Nascimento voltou a Enchova 45 dias depois do acidente. "Pensei em largar o emprego, mas acabei voltando. Foi muito difícil pisar lá outra vez. Tive uma sensação muito esquisita."
O operador conta que os sobreviventes montaram uma espécie de grupo de ajuda informal. "Não houve psicólogos, não houve ajuda da empresa. Nós nos ajudávamos. Não deixávamos ninguém sozinho, estávamos sempre acompanhados", relembra.
Dois anos depois, Nascimento passou por novo susto. Uma peça de aço, pesando cerca de 20 toneladas, despencou da torre de perfuração, furando a plataforma até cair no mar.
"Quando ouvi aquele barulho, entrei em pânico. Quase desmaiei, fiquei totalmente descontrolado", conta o operador, que continua trabalhando em plataformas.

Tensão e comprimidos
A tensão da vida em uma plataforma e a irregularidade nos horários fazem com que muitos trabalhadores usem comprimidos para dormir, afirma Luís César Nascimento.
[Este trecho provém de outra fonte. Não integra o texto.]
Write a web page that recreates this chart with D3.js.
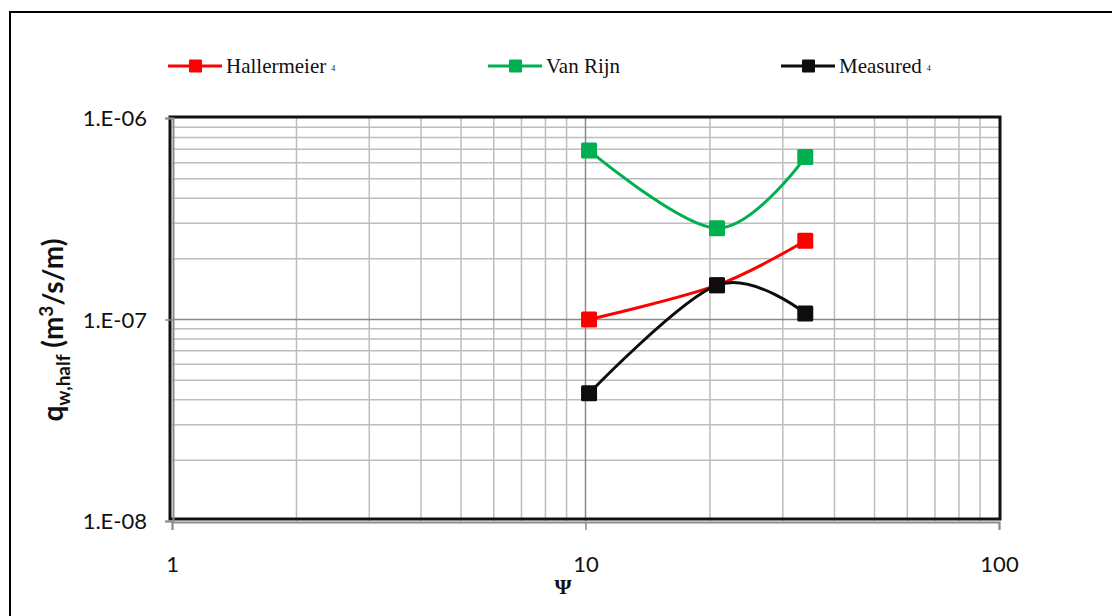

"Há muita tensão a partir da segunda semana embarcado. O tempo não passa e a impossibilidade de sair na hora que se quiser faz com que a pressão seja muito grande. Eu não tenho filhos, mas quem tem sofre muito", diz.
Os trabalhadores em plataformas marítimas trabalham em uma escala de 14 dias embarcados por 21 dias de folga. Até 1988, para cada 14 dias em plataforma eram concedidos 14 dias de folga.
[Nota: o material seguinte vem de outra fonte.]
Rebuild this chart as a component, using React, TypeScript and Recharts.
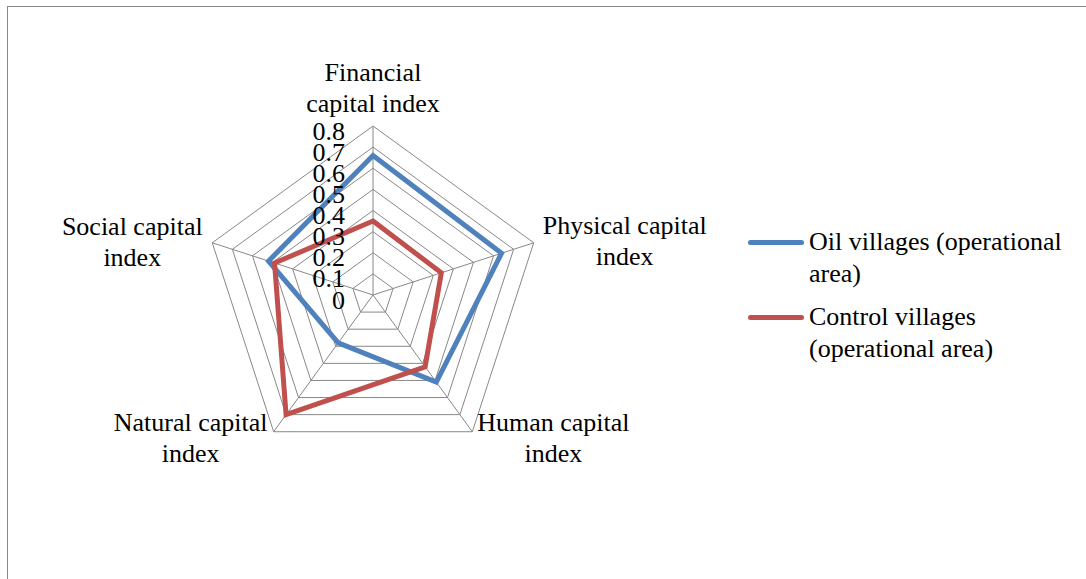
import React from 'react';
import { RadarChart, Radar, PolarGrid, PolarAngleAxis, PolarRadiusAxis, Legend } from 'recharts';

const categories = [
  'Financial capital index',
  'Physical capital index',
  'Human capital index',
  'Natural capital index',
  'Social capital index',
];
const oilValues = [0.66, 0.64, 0.51, 0.28, 0.52];
const controlValues = [0.35, 0.34, 0.42, 0.70, 0.49];
const radiusTicks = [0, 0.1, 0.2, 0.3, 0.4, 0.5, 0.6, 0.7, 0.8];
const seriesNames = ['Oil villages (operational area)', 'Control villages (operational area)'];
const seriesColors = ['#4f81bd', '#c0504d'];

const data = categories.map((name, i) => ({ name, oil: oilValues[i], control: controlValues[i] }));

const FONT = 'Liberation Serif, Tinos, DejaVu Serif, serif';
const CX = 373;
const CY = 295;
const R = 169;

// where each category label sits, relative to its spoke end
const labelOffsets = [
  { dx: 0, dy: -54 },
  { dx: 91, dy: -17 },
  { dx: 81, dy: -9 },
  { dx: -83, dy: -9 },
  { dx: -80, dy: -16 },
];

const wrapLabel = (s: string) => {
  if (s.startsWith('Financial')) {
    const k = s.indexOf(' ');
    return [s.slice(0, k), s.slice(k + 1)];
  }
  const k = s.lastIndexOf(' ');
  return [s.slice(0, k), s.slice(k + 1)];
};

const AngleTick = (props: any) => {
  const value = props.payload.value;
  const i = categories.indexOf(value);
  const ang = ((90 - i * 72) * Math.PI) / 180;
  const vx = CX + R * Math.cos(ang);
  const vy = CY - R * Math.sin(ang);
  const o = labelOffsets[i];
  const lines = wrapLabel(value);
  return (
    <text x={vx + o.dx} y={vy + o.dy} textAnchor="middle" style={{ fontFamily: FONT }} fontSize={26} fill="#000">
      {lines.map((l, j) => (
        <tspan key={j} x={vx + o.dx} dy={j === 0 ? 0 : 31} dominantBaseline="central">{l}</tspan>
      ))}
    </text>
  );
};

const RadiusTick = (props: any) => {
  const v = Number(Number(props.payload.value).toFixed(1));
  return (
    <text x={props.x - 28} y={props.y + 5} textAnchor="end" dominantBaseline="central" style={{ fontFamily: FONT }} fontSize={26} fill="#000">
      {String(v)}
    </text>
  );
};

const LegendContent = () => (
  <div style={{ fontFamily: FONT, fontSize: 26, lineHeight: '32px', color: '#000' }}>
    {seriesNames.map((n, i) => (
      <div key={n} style={{ display: 'flex', alignItems: 'flex-start', marginBottom: 11 }}>
        <div style={{ width: 56, height: 5, borderRadius: 3, background: seriesColors[i], marginTop: 14, flex: 'none' }} />
        <div style={{ width: 272, marginLeft: 5 }}>{n}</div>
      </div>
    ))}
  </div>
);

export default function App() {
  return (
    <div style={{ position: 'absolute', left: 0, top: 0, width: 1086, height: 579, background: '#fff', overflow: 'hidden', fontFamily: FONT }}>
      <div style={{ position: 'absolute', left: 7, top: 6, width: 1200, height: 700, borderTop: '1.5px solid #8a8a8a', borderLeft: '1.5px solid #8a8a8a' }} />
      <RadarChart width={1086} height={579} data={data} cx={CX} cy={CY} outerRadius={R} style={{ position: 'absolute', left: 0, top: 0 }}>
        <PolarGrid gridType="polygon" stroke="#888" strokeWidth={1} />
        <PolarAngleAxis dataKey="name" tick={<AngleTick />} tickLine={false} axisLine={false} />
        <PolarRadiusAxis
          type="number"
          angle={90}
          domain={[0, 0.8]}
          ticks={radiusTicks as any}
          tickCount={radiusTicks.length}
          allowDecimals={true}
          allowDataOverflow={true}
          orientation="left"
          axisLine={false}
          tickLine={false}
          tick={<RadiusTick />}
        />
        <Radar name={seriesNames[0]} dataKey="oil" stroke={seriesColors[0]} strokeWidth={5} fill="none" fillOpacity={0} dot={false} isAnimationActive={false} />
        <Radar name={seriesNames[1]} dataKey="control" stroke={seriesColors[1]} strokeWidth={5} fill="none" fillOpacity={0} dot={false} isAnimationActive={false} />
        <Legend content={<LegendContent />} layout="vertical" wrapperStyle={{ position: 'absolute', left: 748, top: 226, width: 338 }} />
      </RadarChart>
    </div>
  );
}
Há um rodízio no horário de trabalho durante as duas semanas na plataforma. Na primeira semana, o funcionário trabalha das 7h às 19h; na segunda, das 19h às 7h.
O "dia da virada" -o oitavo dia de trabalho, quando o empregado troca de turno- é o pior.
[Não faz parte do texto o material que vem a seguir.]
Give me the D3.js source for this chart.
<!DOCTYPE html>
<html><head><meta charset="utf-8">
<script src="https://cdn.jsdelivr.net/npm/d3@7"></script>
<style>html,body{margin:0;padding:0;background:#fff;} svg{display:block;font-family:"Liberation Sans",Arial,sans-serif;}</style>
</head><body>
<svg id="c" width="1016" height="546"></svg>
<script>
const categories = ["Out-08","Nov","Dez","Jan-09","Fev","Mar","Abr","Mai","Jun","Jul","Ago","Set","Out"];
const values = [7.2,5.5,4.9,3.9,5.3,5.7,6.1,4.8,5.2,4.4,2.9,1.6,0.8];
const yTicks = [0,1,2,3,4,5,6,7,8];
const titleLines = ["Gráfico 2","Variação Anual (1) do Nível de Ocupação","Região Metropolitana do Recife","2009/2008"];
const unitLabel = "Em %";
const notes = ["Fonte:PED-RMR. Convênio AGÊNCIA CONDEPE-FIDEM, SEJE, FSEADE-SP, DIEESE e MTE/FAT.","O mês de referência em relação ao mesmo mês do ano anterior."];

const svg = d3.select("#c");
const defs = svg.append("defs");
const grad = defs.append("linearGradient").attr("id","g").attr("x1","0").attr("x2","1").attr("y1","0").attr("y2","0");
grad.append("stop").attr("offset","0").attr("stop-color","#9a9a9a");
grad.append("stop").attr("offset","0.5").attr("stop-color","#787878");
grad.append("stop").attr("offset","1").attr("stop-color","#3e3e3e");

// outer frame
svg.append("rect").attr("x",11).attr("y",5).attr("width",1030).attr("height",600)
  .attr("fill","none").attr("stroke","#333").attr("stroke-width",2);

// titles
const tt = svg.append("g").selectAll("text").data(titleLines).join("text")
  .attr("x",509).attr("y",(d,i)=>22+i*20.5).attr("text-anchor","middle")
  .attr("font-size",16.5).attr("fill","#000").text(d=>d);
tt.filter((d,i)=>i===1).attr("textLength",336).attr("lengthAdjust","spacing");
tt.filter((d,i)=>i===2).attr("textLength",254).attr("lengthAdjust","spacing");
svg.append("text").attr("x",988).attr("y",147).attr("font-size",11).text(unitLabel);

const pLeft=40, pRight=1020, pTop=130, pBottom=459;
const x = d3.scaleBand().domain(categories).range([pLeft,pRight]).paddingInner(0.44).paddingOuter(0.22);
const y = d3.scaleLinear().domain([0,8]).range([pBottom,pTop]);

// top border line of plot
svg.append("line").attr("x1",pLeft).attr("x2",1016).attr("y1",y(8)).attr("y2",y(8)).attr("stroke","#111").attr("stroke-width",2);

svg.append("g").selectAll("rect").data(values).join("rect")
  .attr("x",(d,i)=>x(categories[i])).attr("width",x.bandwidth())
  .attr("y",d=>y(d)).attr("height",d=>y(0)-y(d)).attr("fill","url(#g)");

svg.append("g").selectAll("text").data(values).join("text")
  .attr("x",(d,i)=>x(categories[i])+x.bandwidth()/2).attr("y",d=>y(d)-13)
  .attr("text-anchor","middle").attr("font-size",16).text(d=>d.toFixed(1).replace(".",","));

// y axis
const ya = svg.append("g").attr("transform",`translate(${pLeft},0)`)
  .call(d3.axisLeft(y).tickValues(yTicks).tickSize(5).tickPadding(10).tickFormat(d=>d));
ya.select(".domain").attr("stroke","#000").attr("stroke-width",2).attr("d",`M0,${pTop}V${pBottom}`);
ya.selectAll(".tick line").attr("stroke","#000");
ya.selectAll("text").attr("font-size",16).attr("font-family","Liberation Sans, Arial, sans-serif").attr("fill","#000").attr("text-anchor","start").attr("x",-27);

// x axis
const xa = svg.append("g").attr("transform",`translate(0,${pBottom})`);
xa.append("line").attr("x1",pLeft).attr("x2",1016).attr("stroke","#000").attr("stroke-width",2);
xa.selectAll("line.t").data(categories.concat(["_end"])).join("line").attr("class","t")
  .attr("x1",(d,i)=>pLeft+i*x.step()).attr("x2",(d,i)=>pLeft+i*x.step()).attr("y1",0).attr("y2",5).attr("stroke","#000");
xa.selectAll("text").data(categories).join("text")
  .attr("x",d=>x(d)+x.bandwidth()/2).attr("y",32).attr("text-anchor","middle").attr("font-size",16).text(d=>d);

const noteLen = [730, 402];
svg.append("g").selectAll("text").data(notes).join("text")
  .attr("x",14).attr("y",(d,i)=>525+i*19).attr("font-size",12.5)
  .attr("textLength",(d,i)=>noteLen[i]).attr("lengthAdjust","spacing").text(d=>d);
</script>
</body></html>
"A gente tenta se adaptar. Se está no turno do dia, trabalha até as 19h, dorme até as 4h30, volta às 5h, trabalha até as 14h, dorme de novo e volta ao trabalho às 23h. Vários tomam comprimidos para dormir. No nono dia, já estamos adaptados ao horário", explica Nascimento.

Jogos e ginástica
O operador conta que, para tentar diminuir a tensão dos funcionários e distraí-los nas horas de folga, a Petrobras instala quadras de futebol de salão, equipamentos de ginástica e salas de jogos nas plataformas.
"Depois de uma semana ninguém aguenta mais esses lugares. Em algumas plataformas, o barulho é tão grande e a gente sai tão cansado do trabalho que só quer saber de dormir", diz.